**SUPPLIED RECORDS:**
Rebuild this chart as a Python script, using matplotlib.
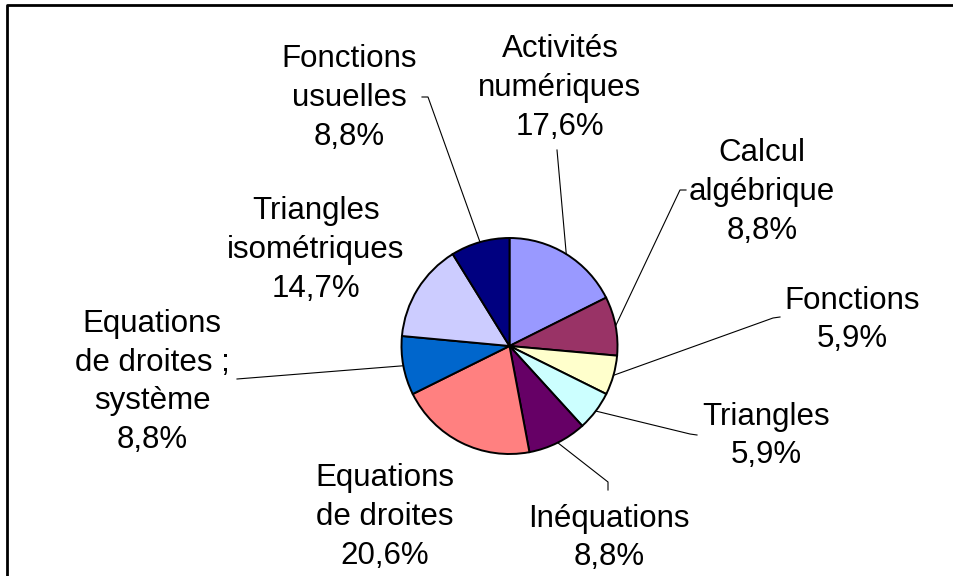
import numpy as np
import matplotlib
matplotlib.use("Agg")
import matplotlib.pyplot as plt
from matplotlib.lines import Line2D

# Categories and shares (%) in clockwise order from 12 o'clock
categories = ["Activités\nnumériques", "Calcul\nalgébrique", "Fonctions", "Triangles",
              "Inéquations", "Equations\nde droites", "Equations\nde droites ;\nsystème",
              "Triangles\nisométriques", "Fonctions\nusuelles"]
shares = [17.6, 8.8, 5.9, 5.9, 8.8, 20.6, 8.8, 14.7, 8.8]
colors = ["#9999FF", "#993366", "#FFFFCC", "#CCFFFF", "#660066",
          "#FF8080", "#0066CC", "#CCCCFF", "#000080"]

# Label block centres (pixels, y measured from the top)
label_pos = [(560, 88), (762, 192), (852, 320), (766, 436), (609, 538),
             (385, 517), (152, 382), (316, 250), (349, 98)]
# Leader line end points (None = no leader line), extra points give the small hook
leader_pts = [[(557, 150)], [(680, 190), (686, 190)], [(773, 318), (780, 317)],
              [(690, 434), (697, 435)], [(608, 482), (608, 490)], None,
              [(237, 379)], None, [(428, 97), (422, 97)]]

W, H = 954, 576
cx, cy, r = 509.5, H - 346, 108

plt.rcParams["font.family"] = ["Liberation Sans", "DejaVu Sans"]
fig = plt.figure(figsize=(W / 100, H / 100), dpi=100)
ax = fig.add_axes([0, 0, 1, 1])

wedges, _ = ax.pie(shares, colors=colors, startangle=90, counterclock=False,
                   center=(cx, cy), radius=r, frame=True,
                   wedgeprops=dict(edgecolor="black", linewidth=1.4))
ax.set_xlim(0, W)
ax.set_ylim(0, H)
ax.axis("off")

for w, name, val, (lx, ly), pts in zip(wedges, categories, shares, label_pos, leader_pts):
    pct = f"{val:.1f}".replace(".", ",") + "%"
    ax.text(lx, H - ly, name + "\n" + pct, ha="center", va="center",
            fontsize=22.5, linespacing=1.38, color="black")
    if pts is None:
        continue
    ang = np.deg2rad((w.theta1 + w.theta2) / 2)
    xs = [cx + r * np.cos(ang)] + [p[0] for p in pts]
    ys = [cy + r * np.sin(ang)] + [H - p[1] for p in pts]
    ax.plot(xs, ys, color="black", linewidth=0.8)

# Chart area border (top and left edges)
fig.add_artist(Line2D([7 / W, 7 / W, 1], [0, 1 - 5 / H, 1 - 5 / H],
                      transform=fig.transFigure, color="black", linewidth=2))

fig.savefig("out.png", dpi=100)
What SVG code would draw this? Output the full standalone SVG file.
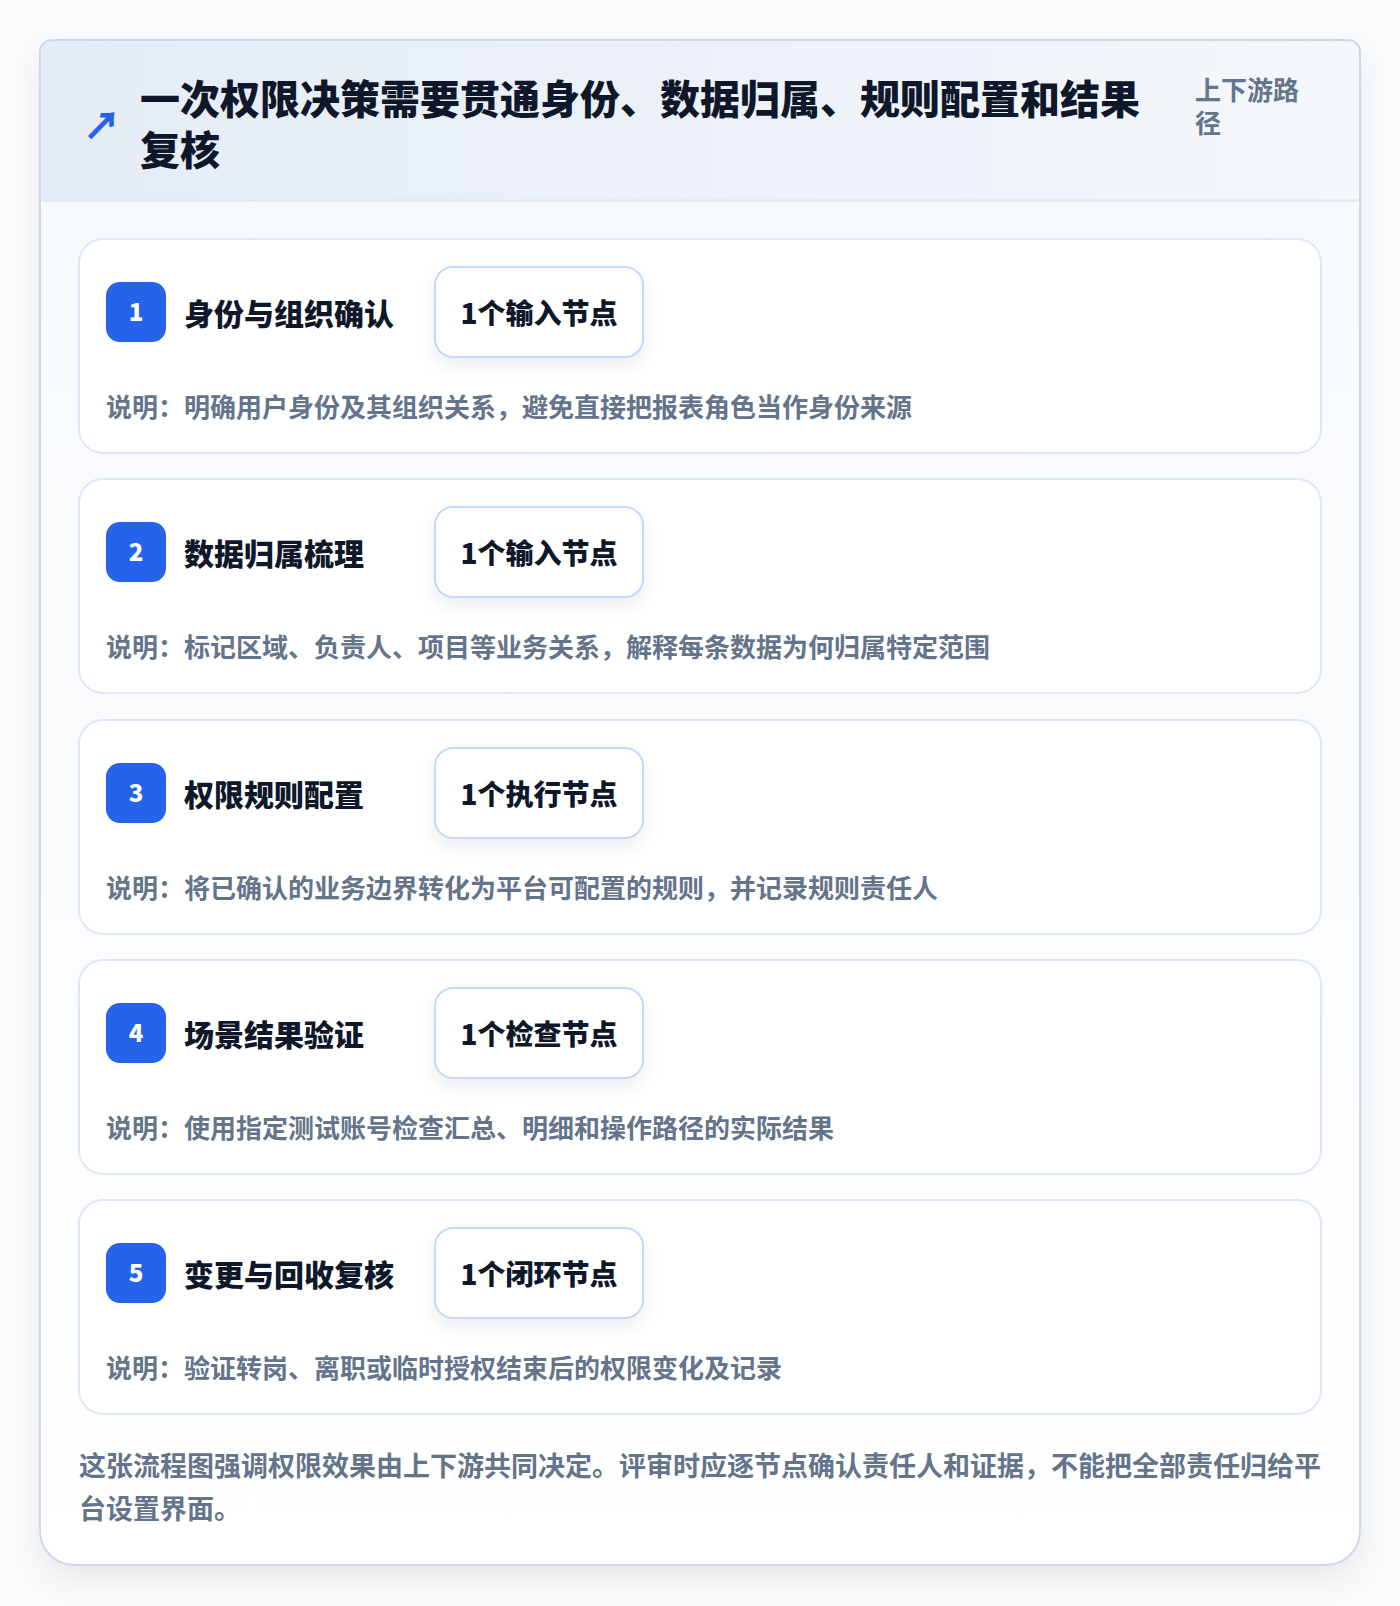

**TO DO:** Repeat all of the data above word for word, minus the pictures.

**SOLUTION:**
Rebuild this chart as a Python script, using matplotlib.
import numpy as np
import matplotlib
matplotlib.use("Agg")
import matplotlib.pyplot as plt
from matplotlib.lines import Line2D

# Categories and shares (%) in clockwise order from 12 o'clock
categories = ["Activités\nnumériques", "Calcul\nalgébrique", "Fonctions", "Triangles",
              "Inéquations", "Equations\nde droites", "Equations\nde droites ;\nsystème",
              "Triangles\nisométriques", "Fonctions\nusuelles"]
shares = [17.6, 8.8, 5.9, 5.9, 8.8, 20.6, 8.8, 14.7, 8.8]
colors = ["#9999FF", "#993366", "#FFFFCC", "#CCFFFF", "#660066",
          "#FF8080", "#0066CC", "#CCCCFF", "#000080"]

# Label block centres (pixels, y measured from the top)
label_pos = [(560, 88), (762, 192), (852, 320), (766, 436), (609, 538),
             (385, 517), (152, 382), (316, 250), (349, 98)]
# Leader line end points (None = no leader line), extra points give the small hook
leader_pts = [[(557, 150)], [(680, 190), (686, 190)], [(773, 318), (780, 317)],
              [(690, 434), (697, 435)], [(608, 482), (608, 490)], None,
              [(237, 379)], None, [(428, 97), (422, 97)]]

W, H = 954, 576
cx, cy, r = 509.5, H - 346, 108

plt.rcParams["font.family"] = ["Liberation Sans", "DejaVu Sans"]
fig = plt.figure(figsize=(W / 100, H / 100), dpi=100)
ax = fig.add_axes([0, 0, 1, 1])

wedges, _ = ax.pie(shares, colors=colors, startangle=90, counterclock=False,
                   center=(cx, cy), radius=r, frame=True,
                   wedgeprops=dict(edgecolor="black", linewidth=1.4))
ax.set_xlim(0, W)
ax.set_ylim(0, H)
ax.axis("off")

for w, name, val, (lx, ly), pts in zip(wedges, categories, shares, label_pos, leader_pts):
    pct = f"{val:.1f}".replace(".", ",") + "%"
    ax.text(lx, H - ly, name + "\n" + pct, ha="center", va="center",
            fontsize=22.5, linespacing=1.38, color="black")
    if pts is None:
        continue
    ang = np.deg2rad((w.theta1 + w.theta2) / 2)
    xs = [cx + r * np.cos(ang)] + [p[0] for p in pts]
    ys = [cy + r * np.sin(ang)] + [H - p[1] for p in pts]
    ax.plot(xs, ys, color="black", linewidth=0.8)

# Chart area border (top and left edges)
fig.add_artist(Line2D([7 / W, 7 / W, 1], [0, 1 - 5 / H, 1 - 5 / H],
                      transform=fig.transFigure, color="black", linewidth=2))

fig.savefig("out.png", dpi=100)
What SVG code would draw this? Output the full standalone SVG file.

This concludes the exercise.